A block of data
____
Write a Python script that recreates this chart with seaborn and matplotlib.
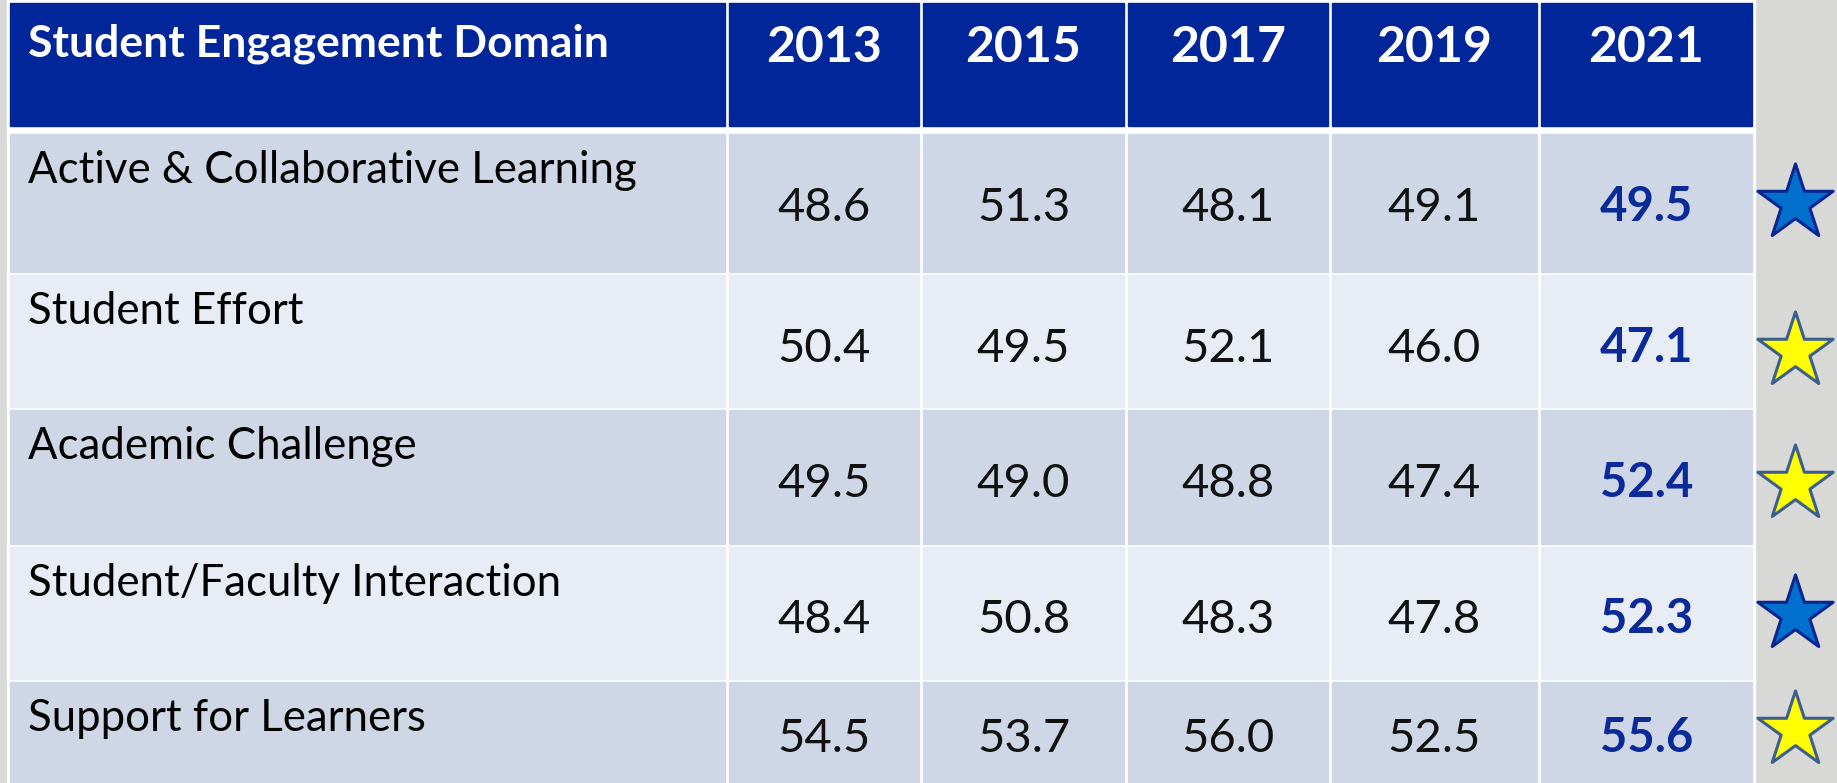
import matplotlib
matplotlib.use("Agg")
import matplotlib.pyplot as plt
from matplotlib.patches import Rectangle
import seaborn as sns
import pandas as pd

# table contents
domains = ["Active & Collaborative Learning", "Student Effort", "Academic Challenge",
           "Student/Faculty Interaction", "Support for Learners"]
years = ["2013", "2015", "2017", "2019", "2021"]
v2013 = [48.6, 50.4, 49.5, 48.4, 54.5]
v2015 = [51.3, 49.5, 49.0, 50.8, 53.7]
v2017 = [48.1, 52.1, 48.8, 48.3, 56.0]
v2019 = [49.1, 46.0, 47.4, 47.8, 52.5]
v2021 = [49.5, 47.1, 52.4, 52.3, 55.6]
star_kind = ["blue", "yellow", "yellow", "blue", "yellow"]

df = pd.DataFrame({"2013": v2013, "2015": v2015, "2017": v2017,
                   "2019": v2019, "2021": v2021}, index=domains)

sns.set_theme(style="white")
plt.rcParams["font.family"] = ["Lato", "DejaVu Sans"]

# layout in pixels
col_x = [(10, 725), (729, 919), (923, 1124), (1128, 1328), (1332, 1537), (1541, 1752)]
head_y = (3, 126)
row_y = [(134, 272), (275, 407), (410, 544), (547, 679), (682, 790)]
num_base = [221, 362, 497, 633, 752]   # baseline of the numbers in each row
star_y = [203, 351, 484, 614, 730]

header_col = "#002699"
row_cols = ["#CFD7E6", "#E8EDF5"]

fig = plt.figure(figsize=(18.37, 7.83), dpi=100)
fig.patch.set_facecolor("#d8d8d6")
ax = fig.add_axes([0, 0, 1, 1])

# white backing behind the cells
ax.add_patch(Rectangle((7, 0), 1755 - 7, 790, color="white", zorder=1))

# header
for (x0, x1) in col_x:
    ax.add_patch(Rectangle((x0, head_y[0]), x1 - x0, head_y[1] - head_y[0],
                           color=header_col, zorder=2))
ax.text(28, 56, "Student Engagement Domain", color="white", fontsize=32,
        fontweight="bold", ha="left", va="baseline", zorder=3)
for j, yr in enumerate(years):
    x0, x1 = col_x[j + 1]
    ax.text((x0 + x1) / 2, 62, yr, color="white", fontsize=36, fontweight="bold",
            ha="center", va="baseline", zorder=3)

# body rows
for i, dom in enumerate(domains):
    y0, y1 = row_y[i]
    fc = row_cols[i % 2]
    for (x0, x1) in col_x:
        ax.add_patch(Rectangle((x0, y0), x1 - x0, y1 - y0, color=fc, zorder=2))
    ax.text(28, y0 + 49, dom, color="black", fontsize=31.5, ha="left",
            va="baseline", zorder=3)
    for j, yr in enumerate(years):
        x0, x1 = col_x[j + 1]
        val = df.loc[dom, yr]
        if yr == "2021":
            ax.text((x0 + x1) / 2, num_base[i], f"{val:.1f}", color="#0A2A9A",
                    fontsize=34, fontweight="bold", ha="center", va="baseline", zorder=3)
        else:
            ax.text((x0 + x1) / 2, num_base[i], f"{val:.1f}", color="#111111",
                    fontsize=34, ha="center", va="baseline", zorder=3)

# stars next to the 2021 column
stars = pd.DataFrame({"x": [1795] * len(domains), "y": star_y, "kind": star_kind})
blue = stars[stars["kind"] == "blue"]
yellow = stars[stars["kind"] == "yellow"]
sns.scatterplot(data=blue, x="x", y="y", marker="*", s=57 ** 2, color="#0070CC",
                edgecolor="#0A2590", linewidth=2.2, ax=ax, zorder=4, legend=False)
sns.scatterplot(data=yellow, x="x", y="y", marker="*", s=57 ** 2, color="#FFFF00",
                edgecolor="#3C5F8C", linewidth=2.2, ax=ax, zorder=4, legend=False)
ax.set_xlim(0, 1837)
ax.set_ylim(783, 0)
ax.axis("off")

fig.savefig("out.png", dpi=100, facecolor=fig.get_facecolor())
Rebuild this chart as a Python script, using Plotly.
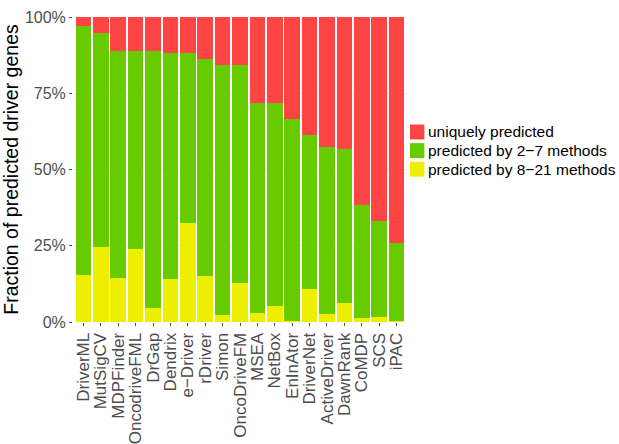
import plotly.graph_objects as go

# Driver-gene prediction tools, ordered by share of uniquely predicted genes
methods = ["DriverML", "MutSigCV", "MDPFinder", "OncodriveFML", "DrGap", "Dendrix",
           "e\u2212Driver", "rDriver", "Simon", "OncoDriveFM", "MSEA", "NetBox",
           "EnInAtor", "DriverNet", "ActiveDriver", "DawnRank", "CoMDP", "SCS", "iPAC"]

# Percent of each tool's predicted genes, by how many methods predicted them
pct_8_21 = [15.3, 24.5, 14.3, 23.8, 4.5, 14.0, 32.3, 15.0, 2.2, 12.7,
            3.1, 5.4, 0.4, 10.9, 2.5, 6.3, 1.2, 1.5, 0.3]
pct_2_7 = [81.9, 70.1, 74.6, 64.9, 84.2, 74.3, 55.8, 71.3, 82.2, 71.4,
           68.8, 66.5, 66.0, 50.5, 55.0, 50.3, 37.0, 31.5, 25.7]
pct_unique = [2.8, 5.4, 11.1, 11.3, 11.3, 11.7, 11.9, 13.7, 15.6, 15.9,
              28.1, 28.1, 33.6, 38.6, 42.5, 43.4, 61.8, 67.0, 74.0]

# stacking order bottom -> top
series = [
    ("predicted by 8\u221221 methods", pct_8_21, "#EEEE00"),
    ("predicted by 2\u22127 methods", pct_2_7, "#66CC00"),
    ("uniquely predicted", pct_unique, "#FF4444"),
]

fig = go.Figure()
for name, vals, color in series:
    fig.add_trace(go.Bar(
        x=methods, y=[v / 100 for v in vals], name=name,
        marker=dict(color=color, line=dict(width=0)),
        showlegend=False,
    ))

font = "Liberation Sans, Arial, sans-serif"

# compact ggplot-style legend keys to the right of the panel (top entry first)
key_w, key_h, step = 0.043, 0.049, 0.061
for i, (name, _, color) in enumerate(reversed(series)):
    yc = 0.623 - i * step
    fig.add_shape(type="rect", xref="paper", yref="paper",
                  x0=1.009, x1=1.009 + key_w, y0=yc - key_h / 2, y1=yc + key_h / 2,
                  fillcolor=color, line=dict(width=0))
    fig.add_annotation(xref="paper", yref="paper", x=1.058, y=yc,
                       xanchor="left", yanchor="middle", showarrow=False,
                       text=name, font=dict(size=15.5, color="black", family=font))

fig.update_layout(
    width=619, height=444,
    barmode="stack", bargap=0.11,
    plot_bgcolor="white", paper_bgcolor="white",
    margin=dict(l=73, r=212, t=17, b=122),
    font=dict(family=font, color="#4d4d4d"),
    showlegend=False,
    xaxis=dict(
        range=[-0.6, len(methods) - 0.4], automargin=False,
        tickmode="array", tickvals=methods, ticktext=methods,
        tickangle=-90, tickfont=dict(size=17, color="#4d4d4d"),
        ticks="outside", ticklen=3, tickcolor="#4d4d4d",
        showgrid=False, zeroline=False, showline=False,
    ),
    yaxis=dict(
        range=[0, 1], tickvals=[0, 0.25, 0.5, 0.75, 1], tickformat=".0%",
        automargin=False,
        tickfont=dict(size=16, color="#4d4d4d"),
        ticks="outside", ticklen=3, tickcolor="#4d4d4d",
        showgrid=True, gridcolor="#ebebeb", gridwidth=1,
        zeroline=False, showline=False,
        title=dict(text="Fraction of predicted driver genes",
                   font=dict(size=19.5, color="black", family=font), standoff=3),
    ),
)

fig.write_html("out.html")
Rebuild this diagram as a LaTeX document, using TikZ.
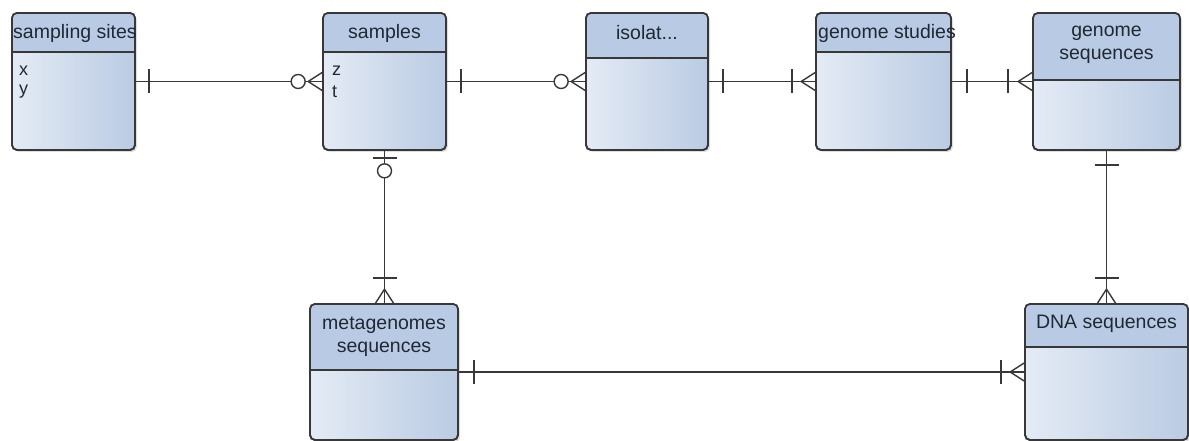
____
WHAT IS NEEDED ->
Pictures are excluded; output everything else in the data verbatim.

SOLUTION TO THIS TASK ->
Write a Python script that recreates this chart with seaborn and matplotlib.
import matplotlib
matplotlib.use("Agg")
import matplotlib.pyplot as plt
from matplotlib.patches import Rectangle
import seaborn as sns
import pandas as pd

# table contents
domains = ["Active & Collaborative Learning", "Student Effort", "Academic Challenge",
           "Student/Faculty Interaction", "Support for Learners"]
years = ["2013", "2015", "2017", "2019", "2021"]
v2013 = [48.6, 50.4, 49.5, 48.4, 54.5]
v2015 = [51.3, 49.5, 49.0, 50.8, 53.7]
v2017 = [48.1, 52.1, 48.8, 48.3, 56.0]
v2019 = [49.1, 46.0, 47.4, 47.8, 52.5]
v2021 = [49.5, 47.1, 52.4, 52.3, 55.6]
star_kind = ["blue", "yellow", "yellow", "blue", "yellow"]

df = pd.DataFrame({"2013": v2013, "2015": v2015, "2017": v2017,
                   "2019": v2019, "2021": v2021}, index=domains)

sns.set_theme(style="white")
plt.rcParams["font.family"] = ["Lato", "DejaVu Sans"]

# layout in pixels
col_x = [(10, 725), (729, 919), (923, 1124), (1128, 1328), (1332, 1537), (1541, 1752)]
head_y = (3, 126)
row_y = [(134, 272), (275, 407), (410, 544), (547, 679), (682, 790)]
num_base = [221, 362, 497, 633, 752]   # baseline of the numbers in each row
star_y = [203, 351, 484, 614, 730]

header_col = "#002699"
row_cols = ["#CFD7E6", "#E8EDF5"]

fig = plt.figure(figsize=(18.37, 7.83), dpi=100)
fig.patch.set_facecolor("#d8d8d6")
ax = fig.add_axes([0, 0, 1, 1])

# white backing behind the cells
ax.add_patch(Rectangle((7, 0), 1755 - 7, 790, color="white", zorder=1))

# header
for (x0, x1) in col_x:
    ax.add_patch(Rectangle((x0, head_y[0]), x1 - x0, head_y[1] - head_y[0],
                           color=header_col, zorder=2))
ax.text(28, 56, "Student Engagement Domain", color="white", fontsize=32,
        fontweight="bold", ha="left", va="baseline", zorder=3)
for j, yr in enumerate(years):
    x0, x1 = col_x[j + 1]
    ax.text((x0 + x1) / 2, 62, yr, color="white", fontsize=36, fontweight="bold",
            ha="center", va="baseline", zorder=3)

# body rows
for i, dom in enumerate(domains):
    y0, y1 = row_y[i]
    fc = row_cols[i % 2]
    for (x0, x1) in col_x:
        ax.add_patch(Rectangle((x0, y0), x1 - x0, y1 - y0, color=fc, zorder=2))
    ax.text(28, y0 + 49, dom, color="black", fontsize=31.5, ha="left",
            va="baseline", zorder=3)
    for j, yr in enumerate(years):
        x0, x1 = col_x[j + 1]
        val = df.loc[dom, yr]
        if yr == "2021":
            ax.text((x0 + x1) / 2, num_base[i], f"{val:.1f}", color="#0A2A9A",
                    fontsize=34, fontweight="bold", ha="center", va="baseline", zorder=3)
        else:
            ax.text((x0 + x1) / 2, num_base[i], f"{val:.1f}", color="#111111",
                    fontsize=34, ha="center", va="baseline", zorder=3)

# stars next to the 2021 column
stars = pd.DataFrame({"x": [1795] * len(domains), "y": star_y, "kind": star_kind})
blue = stars[stars["kind"] == "blue"]
yellow = stars[stars["kind"] == "yellow"]
sns.scatterplot(data=blue, x="x", y="y", marker="*", s=57 ** 2, color="#0070CC",
                edgecolor="#0A2590", linewidth=2.2, ax=ax, zorder=4, legend=False)
sns.scatterplot(data=yellow, x="x", y="y", marker="*", s=57 ** 2, color="#FFFF00",
                edgecolor="#3C5F8C", linewidth=2.2, ax=ax, zorder=4, legend=False)
ax.set_xlim(0, 1837)
ax.set_ylim(783, 0)
ax.axis("off")

fig.savefig("out.png", dpi=100, facecolor=fig.get_facecolor())
Rebuild this chart as a Python script, using Plotly.
import plotly.graph_objects as go

# Driver-gene prediction tools, ordered by share of uniquely predicted genes
methods = ["DriverML", "MutSigCV", "MDPFinder", "OncodriveFML", "DrGap", "Dendrix",
           "e\u2212Driver", "rDriver", "Simon", "OncoDriveFM", "MSEA", "NetBox",
           "EnInAtor", "DriverNet", "ActiveDriver", "DawnRank", "CoMDP", "SCS", "iPAC"]

# Percent of each tool's predicted genes, by how many methods predicted them
pct_8_21 = [15.3, 24.5, 14.3, 23.8, 4.5, 14.0, 32.3, 15.0, 2.2, 12.7,
            3.1, 5.4, 0.4, 10.9, 2.5, 6.3, 1.2, 1.5, 0.3]
pct_2_7 = [81.9, 70.1, 74.6, 64.9, 84.2, 74.3, 55.8, 71.3, 82.2, 71.4,
           68.8, 66.5, 66.0, 50.5, 55.0, 50.3, 37.0, 31.5, 25.7]
pct_unique = [2.8, 5.4, 11.1, 11.3, 11.3, 11.7, 11.9, 13.7, 15.6, 15.9,
              28.1, 28.1, 33.6, 38.6, 42.5, 43.4, 61.8, 67.0, 74.0]

# stacking order bottom -> top
series = [
    ("predicted by 8\u221221 methods", pct_8_21, "#EEEE00"),
    ("predicted by 2\u22127 methods", pct_2_7, "#66CC00"),
    ("uniquely predicted", pct_unique, "#FF4444"),
]

fig = go.Figure()
for name, vals, color in series:
    fig.add_trace(go.Bar(
        x=methods, y=[v / 100 for v in vals], name=name,
        marker=dict(color=color, line=dict(width=0)),
        showlegend=False,
    ))

font = "Liberation Sans, Arial, sans-serif"

# compact ggplot-style legend keys to the right of the panel (top entry first)
key_w, key_h, step = 0.043, 0.049, 0.061
for i, (name, _, color) in enumerate(reversed(series)):
    yc = 0.623 - i * step
    fig.add_shape(type="rect", xref="paper", yref="paper",
                  x0=1.009, x1=1.009 + key_w, y0=yc - key_h / 2, y1=yc + key_h / 2,
                  fillcolor=color, line=dict(width=0))
    fig.add_annotation(xref="paper", yref="paper", x=1.058, y=yc,
                       xanchor="left", yanchor="middle", showarrow=False,
                       text=name, font=dict(size=15.5, color="black", family=font))

fig.update_layout(
    width=619, height=444,
    barmode="stack", bargap=0.11,
    plot_bgcolor="white", paper_bgcolor="white",
    margin=dict(l=73, r=212, t=17, b=122),
    font=dict(family=font, color="#4d4d4d"),
    showlegend=False,
    xaxis=dict(
        range=[-0.6, len(methods) - 0.4], automargin=False,
        tickmode="array", tickvals=methods, ticktext=methods,
        tickangle=-90, tickfont=dict(size=17, color="#4d4d4d"),
        ticks="outside", ticklen=3, tickcolor="#4d4d4d",
        showgrid=False, zeroline=False, showline=False,
    ),
    yaxis=dict(
        range=[0, 1], tickvals=[0, 0.25, 0.5, 0.75, 1], tickformat=".0%",
        automargin=False,
        tickfont=dict(size=16, color="#4d4d4d"),
        ticks="outside", ticklen=3, tickcolor="#4d4d4d",
        showgrid=True, gridcolor="#ebebeb", gridwidth=1,
        zeroline=False, showline=False,
        title=dict(text="Fraction of predicted driver genes",
                   font=dict(size=19.5, color="black", family=font), standoff=3),
    ),
)

fig.write_html("out.html")
Rebuild this diagram as a LaTeX document, using TikZ.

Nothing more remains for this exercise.